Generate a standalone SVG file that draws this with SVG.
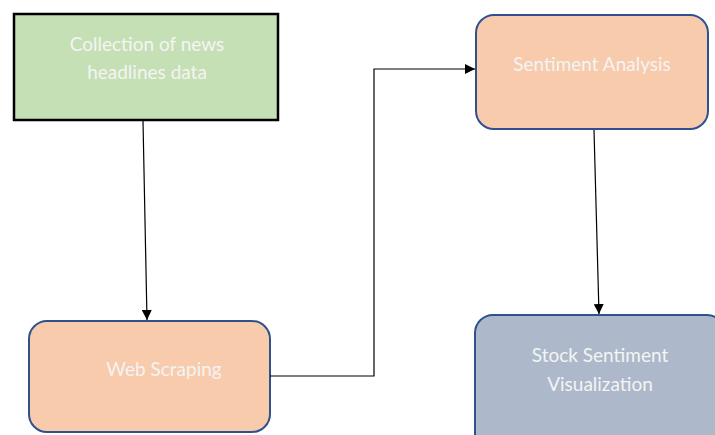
<svg xmlns="http://www.w3.org/2000/svg" width="715" height="435" viewBox="0 0 715 435">
<defs>
<marker id="ah" viewBox="0 0 10 10" refX="10" refY="5" markerWidth="10" markerHeight="10" markerUnits="userSpaceOnUse" orient="auto">
<path d="M0,0 L10,5 L0,10 z" fill="#000"/>
</marker>
<style>
.lbl{font-family:Lato,"Open Sans","Liberation Sans",sans-serif;font-size:19px;fill:#f4f4f4;text-anchor:middle}
.rnd{stroke:#2f528f;stroke-width:2}
.con{fill:none;stroke:#000;stroke-width:1.2}
</style>
</defs>
<rect width="715" height="435" fill="#fff"/>
<g id="n1">
<rect x="14" y="14" width="264" height="106" fill="#c5e0b4" stroke="#000" stroke-width="2.5"/>
<text class="lbl" x="147" y="51">Collection of news</text>
<text class="lbl" x="147" y="79">headlines data</text>
</g>
<g id="n2">
<rect class="rnd" x="476" y="15" width="232" height="114" rx="18" fill="#f8cbad"/>
<text class="lbl" x="592" y="71">Sentiment Analysis</text>
</g>
<g id="n3">
<rect class="rnd" x="29" y="321" width="241" height="111" rx="18" fill="#f8cbad"/>
<text class="lbl" x="164" y="376">Web Scraping</text>
</g>
<g id="n4">
<rect class="rnd" x="475" y="315" width="250" height="140" rx="18" fill="#adb9ca"/>
<text class="lbl" x="600" y="362">Stock Sentiment</text>
<text class="lbl" x="600" y="391">Visualization</text>
</g>
<g id="connectors">
<path class="con" d="M143,121 L147,320" marker-end="url(#ah)"/>
<path class="con" d="M270,376 L374,376 L374,69 L475,69" marker-end="url(#ah)"/>
<path class="con" d="M594,130 L599,314" marker-end="url(#ah)"/>
</g>
</svg>
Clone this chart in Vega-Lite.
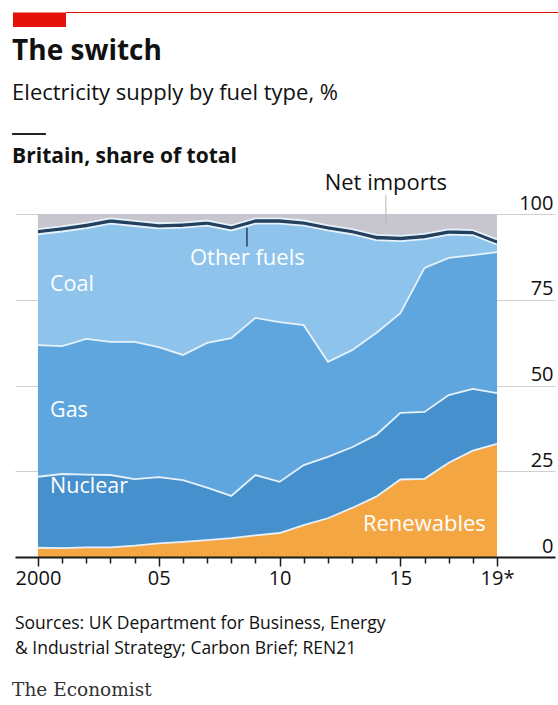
{
  "$schema": "https://vega.github.io/schema/vega-lite/v6.json",
  "autosize": "none",
  "width": 540,
  "height": 343,
  "padding": {"left": 15, "top": 214, "right": 3, "bottom": 148},
  "background": "white",
  "config": {"view": {"stroke": null}, "font": "Open Sans", "text": {"font": "Open Sans"}, "axisX": {"labelOverlap": false}},
  "datasets": {
    "supply": [
      {"year": 2000, "fuel": "Renewables", "share": 2.7}, {"year": 2000, "fuel": "Nuclear", "share": 20.7}, {"year": 2000, "fuel": "Gas", "share": 38.4}, {"year": 2000, "fuel": "Coal", "share": 32.3}, {"year": 2000, "fuel": "Other fuels", "share": 1.5}, {"year": 2000, "fuel": "Net imports", "share": 4.4},
      {"year": 2001, "fuel": "Renewables", "share": 2.6}, {"year": 2001, "fuel": "Nuclear", "share": 21.6}, {"year": 2001, "fuel": "Gas", "share": 37.3}, {"year": 2001, "fuel": "Coal", "share": 33.4}, {"year": 2001, "fuel": "Other fuels", "share": 1.5}, {"year": 2001, "fuel": "Net imports", "share": 3.6},
      {"year": 2002, "fuel": "Renewables", "share": 2.8}, {"year": 2002, "fuel": "Nuclear", "share": 21.2}, {"year": 2002, "fuel": "Gas", "share": 39.6}, {"year": 2002, "fuel": "Coal", "share": 32.3}, {"year": 2002, "fuel": "Other fuels", "share": 1.5}, {"year": 2002, "fuel": "Net imports", "share": 2.6},
      {"year": 2003, "fuel": "Renewables", "share": 2.8}, {"year": 2003, "fuel": "Nuclear", "share": 21.1}, {"year": 2003, "fuel": "Gas", "share": 38.8}, {"year": 2003, "fuel": "Coal", "share": 34.5}, {"year": 2003, "fuel": "Other fuels", "share": 1.5}, {"year": 2003, "fuel": "Net imports", "share": 1.3},
      {"year": 2004, "fuel": "Renewables", "share": 3.3}, {"year": 2004, "fuel": "Nuclear", "share": 19.4}, {"year": 2004, "fuel": "Gas", "share": 40.0}, {"year": 2004, "fuel": "Coal", "share": 33.8}, {"year": 2004, "fuel": "Other fuels", "share": 1.5}, {"year": 2004, "fuel": "Net imports", "share": 2.0},
      {"year": 2005, "fuel": "Renewables", "share": 4.0}, {"year": 2005, "fuel": "Nuclear", "share": 19.3}, {"year": 2005, "fuel": "Gas", "share": 37.9}, {"year": 2005, "fuel": "Coal", "share": 34.6}, {"year": 2005, "fuel": "Other fuels", "share": 1.5}, {"year": 2005, "fuel": "Net imports", "share": 2.7},
      {"year": 2006, "fuel": "Renewables", "share": 4.4}, {"year": 2006, "fuel": "Nuclear", "share": 18.0}, {"year": 2006, "fuel": "Gas", "share": 36.5}, {"year": 2006, "fuel": "Coal", "share": 37.1}, {"year": 2006, "fuel": "Other fuels", "share": 1.5}, {"year": 2006, "fuel": "Net imports", "share": 2.5},
      {"year": 2007, "fuel": "Renewables", "share": 4.9}, {"year": 2007, "fuel": "Nuclear", "share": 15.3}, {"year": 2007, "fuel": "Gas", "share": 42.2}, {"year": 2007, "fuel": "Coal", "share": 34.2}, {"year": 2007, "fuel": "Other fuels", "share": 1.5}, {"year": 2007, "fuel": "Net imports", "share": 1.9},
      {"year": 2008, "fuel": "Renewables", "share": 5.5}, {"year": 2008, "fuel": "Nuclear", "share": 12.3}, {"year": 2008, "fuel": "Gas", "share": 46.0}, {"year": 2008, "fuel": "Coal", "share": 31.4}, {"year": 2008, "fuel": "Other fuels", "share": 1.5}, {"year": 2008, "fuel": "Net imports", "share": 3.3},
      {"year": 2009, "fuel": "Renewables", "share": 6.3}, {"year": 2009, "fuel": "Nuclear", "share": 17.6}, {"year": 2009, "fuel": "Gas", "share": 45.8}, {"year": 2009, "fuel": "Coal", "share": 27.5}, {"year": 2009, "fuel": "Other fuels", "share": 1.5}, {"year": 2009, "fuel": "Net imports", "share": 1.3},
      {"year": 2010, "fuel": "Renewables", "share": 7.0}, {"year": 2010, "fuel": "Nuclear", "share": 14.9}, {"year": 2010, "fuel": "Gas", "share": 46.6}, {"year": 2010, "fuel": "Coal", "share": 28.7}, {"year": 2010, "fuel": "Other fuels", "share": 1.5}, {"year": 2010, "fuel": "Net imports", "share": 1.3},
      {"year": 2011, "fuel": "Renewables", "share": 9.3}, {"year": 2011, "fuel": "Nuclear", "share": 17.5}, {"year": 2011, "fuel": "Gas", "share": 40.8}, {"year": 2011, "fuel": "Coal", "share": 29.0}, {"year": 2011, "fuel": "Other fuels", "share": 1.5}, {"year": 2011, "fuel": "Net imports", "share": 1.9},
      {"year": 2012, "fuel": "Renewables", "share": 11.3}, {"year": 2012, "fuel": "Nuclear", "share": 17.9}, {"year": 2012, "fuel": "Gas", "share": 27.7}, {"year": 2012, "fuel": "Coal", "share": 38.3}, {"year": 2012, "fuel": "Other fuels", "share": 1.5}, {"year": 2012, "fuel": "Net imports", "share": 3.3},
      {"year": 2013, "fuel": "Renewables", "share": 14.3}, {"year": 2013, "fuel": "Nuclear", "share": 17.7}, {"year": 2013, "fuel": "Gas", "share": 28.3}, {"year": 2013, "fuel": "Coal", "share": 33.8}, {"year": 2013, "fuel": "Other fuels", "share": 1.5}, {"year": 2013, "fuel": "Net imports", "share": 4.4},
      {"year": 2014, "fuel": "Renewables", "share": 17.6}, {"year": 2014, "fuel": "Nuclear", "share": 18.0}, {"year": 2014, "fuel": "Gas", "share": 29.7}, {"year": 2014, "fuel": "Coal", "share": 27.1}, {"year": 2014, "fuel": "Other fuels", "share": 1.5}, {"year": 2014, "fuel": "Net imports", "share": 6.1},
      {"year": 2015, "fuel": "Renewables", "share": 22.6}, {"year": 2015, "fuel": "Nuclear", "share": 19.4}, {"year": 2015, "fuel": "Gas", "share": 29.1}, {"year": 2015, "fuel": "Coal", "share": 21.0}, {"year": 2015, "fuel": "Other fuels", "share": 1.5}, {"year": 2015, "fuel": "Net imports", "share": 6.4},
      {"year": 2016, "fuel": "Renewables", "share": 22.8}, {"year": 2016, "fuel": "Nuclear", "share": 19.5}, {"year": 2016, "fuel": "Gas", "share": 42.0}, {"year": 2016, "fuel": "Coal", "share": 8.4}, {"year": 2016, "fuel": "Other fuels", "share": 1.5}, {"year": 2016, "fuel": "Net imports", "share": 5.8},
      {"year": 2017, "fuel": "Renewables", "share": 27.5}, {"year": 2017, "fuel": "Nuclear", "share": 19.7}, {"year": 2017, "fuel": "Gas", "share": 40.0}, {"year": 2017, "fuel": "Coal", "share": 6.8}, {"year": 2017, "fuel": "Other fuels", "share": 1.5}, {"year": 2017, "fuel": "Net imports", "share": 4.5},
      {"year": 2018, "fuel": "Renewables", "share": 31.0}, {"year": 2018, "fuel": "Nuclear", "share": 18.0}, {"year": 2018, "fuel": "Gas", "share": 39.0}, {"year": 2018, "fuel": "Coal", "share": 5.8}, {"year": 2018, "fuel": "Other fuels", "share": 1.5}, {"year": 2018, "fuel": "Net imports", "share": 4.7},
      {"year": 2019, "fuel": "Renewables", "share": 33.0}, {"year": 2019, "fuel": "Nuclear", "share": 14.8}, {"year": 2019, "fuel": "Gas", "share": 41.1}, {"year": 2019, "fuel": "Coal", "share": 2.2}, {"year": 2019, "fuel": "Other fuels", "share": 1.5}, {"year": 2019, "fuel": "Net imports", "share": 7.4}
    ]
  },
  "layer": [
    {
      "data": {"name": "supply"},
      "transform": [
        {"calculate": "indexof(['Renewables', 'Nuclear', 'Gas', 'Coal', 'Other fuels', 'Net imports'], datum.fuel)", "as": "stack_rank"},
        {"stack": "share", "groupby": ["year"], "sort": [{"field": "stack_rank", "order": "ascending"}], "as": ["s0", "s1"]}
      ],
      "mark": {"type": "area", "interpolate": "linear"},
      "encoding": {
        "x": {
          "field": "year", "type": "quantitative",
          "scale": {"domain": [1999.05, 2021.4], "nice": false, "zero": false},
          "axis": {
            "values": [2000, 2001, 2002, 2003, 2004, 2005, 2006, 2007, 2008, 2009, 2010, 2011, 2012, 2013, 2014, 2015, 2016, 2017, 2018, 2019],
            "tickCount": 30,
            "labelExpr": "datum.value == 2000 ? '2000' : datum.value == 2019 ? '19*' : datum.value % 5 == 0 ? substring(toString(datum.value), 2) : ''",
            "title": null, "grid": false,
            "domainColor": "#1a1a1a", "domainWidth": 2,
            "tickColor": "#1a1a1a", "tickWidth": 1.5,
            "tickSize": {"condition": {"test": "datum.value % 5 == 0 || datum.value == 2019", "value": 9}, "value": 6},
            "labelFontSize": 20, "labelColor": "#111", "labelPadding": 2,
            "labelFlush": false, "labelOverlap": false, "zindex": 1
          }
        },
        "y": {
          "field": "s1", "type": "quantitative",
          "scale": {"domain": [0, 100], "nice": false},
          "axis": {
            "orient": "right", "values": [0, 25, 50, 75, 100], "title": null,
            "grid": true, "gridColor": "#cfcfcf", "gridWidth": 1,
            "domain": false, "ticks": false, "tickSize": 0,
            "labelAlign": "right", "labelBaseline": "alphabetic", "labelOffset": -5, "labelPadding": -2,
            "labelFontSize": 20, "labelColor": "#111"
          }
        },
        "y2": {"field": "s0"},
        "color": {
          "field": "fuel", "type": "nominal",
          "scale": {
            "domain": ["Renewables", "Nuclear", "Gas", "Coal", "Other fuels", "Net imports"],
            "range": ["#f4a643", "#4690ce", "#60a6de", "#8ec3ec", "#23405f", "#c7c6ce"]
          },
          "legend": null
        }
      }
    },
    {
      "data": {"name": "supply"},
      "transform": [
        {"calculate": "indexof(['Renewables', 'Nuclear', 'Gas', 'Coal', 'Other fuels', 'Net imports'], datum.fuel)", "as": "stack_rank"},
        {"stack": "share", "groupby": ["year"], "sort": [{"field": "stack_rank", "order": "ascending"}], "as": ["s0", "s1"]},
        {"filter": "datum.fuel != 'Net imports'"}
      ],
      "mark": {"type": "line", "strokeWidth": 1.8, "interpolate": "linear", "color": "#e6f2fb"},
      "encoding": {
        "x": {"field": "year", "type": "quantitative"},
        "y": {"field": "s1", "type": "quantitative"},
        "detail": {"field": "fuel", "type": "nominal"}
      }
    },
    {
      "data": {"values": [{}]},
      "mark": {"type": "rule", "color": "#23405f", "strokeWidth": 1.5},
      "encoding": {"x": {"datum": 2008.65}, "y": {"datum": 96.0}, "y2": {"datum": 90.5}}
    },
    {
      "data": {"values": [{}]},
      "mark": {"type": "rule", "color": "#b5b5b5", "strokeWidth": 1},
      "encoding": {"x": {"datum": 2014.4}, "y": {"datum": 105.5}, "y2": {"datum": 97.5}}
    },
    {
      "data": {"values": [{}]},
      "mark": {"type": "rule", "color": "#e3120b", "strokeWidth": 14.5},
      "encoding": {"x": {"datum": 1998.967}, "x2": {"datum": 2001.16}, "y": {"datum": 156.6}}
    },
    {
      "data": {"values": [{}]},
      "mark": {"type": "rule", "color": "#e3120b", "strokeWidth": 1.2},
      "encoding": {"x": {"datum": 2001.16}, "x2": {"datum": 2021.6}, "y": {"datum": 158.75}}
    },
    {
      "data": {"values": [{}]},
      "mark": {"type": "rule", "color": "#222", "strokeWidth": 2},
      "encoding": {"x": {"datum": 1998.93}, "x2": {"datum": 2000.33}, "y": {"datum": 123.3}}
    },
    {
      "data": {"values": [{}]},
      "mark": {"type": "text", "text": "The switch", "fontSize": 28, "fontWeight": "bold", "color": "#111", "align": "left", "baseline": "alphabetic"},
      "encoding": {"x": {"datum": 1998.93}, "y": {"datum": 144.9}}
    },
    {
      "data": {"values": [{}]},
      "mark": {"type": "text", "text": "Electricity supply by fuel type, %", "fontSize": 22, "color": "#111", "align": "left", "baseline": "alphabetic"},
      "encoding": {"x": {"datum": 1998.93}, "y": {"datum": 133.2}}
    },
    {
      "data": {"values": [{}]},
      "mark": {"type": "text", "text": "Britain, share of total", "fontSize": 21, "fontWeight": "bold", "color": "#111", "align": "left", "baseline": "alphabetic"},
      "encoding": {"x": {"datum": 1998.93}, "y": {"datum": 114.9}}
    },
    {
      "data": {"values": [{}]},
      "mark": {"type": "text", "text": "Net imports", "fontSize": 22, "color": "#111", "align": "center", "baseline": "alphabetic"},
      "encoding": {"x": {"datum": 2014.4}, "y": {"datum": 107.0}}
    },
    {
      "data": {"values": [{}]},
      "mark": {"type": "text", "text": "Coal", "fontSize": 21.5, "color": "white", "align": "left", "baseline": "middle"},
      "encoding": {"x": {"datum": 2000.5}, "y": {"datum": 79.3}}
    },
    {
      "data": {"values": [{}]},
      "mark": {"type": "text", "text": "Other fuels", "fontSize": 22, "color": "white", "align": "left", "baseline": "middle"},
      "encoding": {"x": {"datum": 2006.29}, "y": {"datum": 87.2}}
    },
    {
      "data": {"values": [{}]},
      "mark": {"type": "text", "text": "Gas", "fontSize": 21.5, "color": "white", "align": "left", "baseline": "middle"},
      "encoding": {"x": {"datum": 2000.5}, "y": {"datum": 42.6}}
    },
    {
      "data": {"values": [{}]},
      "mark": {"type": "text", "text": "Nuclear", "fontSize": 21.5, "color": "white", "align": "left", "baseline": "middle"},
      "encoding": {"x": {"datum": 2000.5}, "y": {"datum": 20.4}}
    },
    {
      "data": {"values": [{}]},
      "mark": {"type": "text", "text": "Renewables", "fontSize": 22, "color": "white", "align": "left", "baseline": "middle"},
      "encoding": {"x": {"datum": 2013.45}, "y": {"datum": 9.6}}
    },
    {
      "data": {"values": [{}]},
      "mark": {"type": "text", "text": "Sources: UK Department for Business, Energy\n& Industrial Strategy; Carbon Brief; REN21", "lineBreak": "\n", "lineHeight": 25, "fontSize": 17.5, "color": "#111", "align": "left", "baseline": "alphabetic"},
      "encoding": {"x": {"datum": 1999.05}, "y": {"datum": -21.0}}
    },
    {
      "data": {"values": [{}]},
      "mark": {"type": "text", "text": "The Economist", "font": "DejaVu Serif", "fontSize": 18.5, "color": "#333", "align": "left", "baseline": "alphabetic"},
      "encoding": {"x": {"datum": 1998.93}, "y": {"datum": -40.5}}
    }
  ]
}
···
• Exercise directions: Extract all lines of the records above that include "this".

• Result:
Generate a standalone SVG file that draws this with SVG.
Clone this chart in Vega-Lite.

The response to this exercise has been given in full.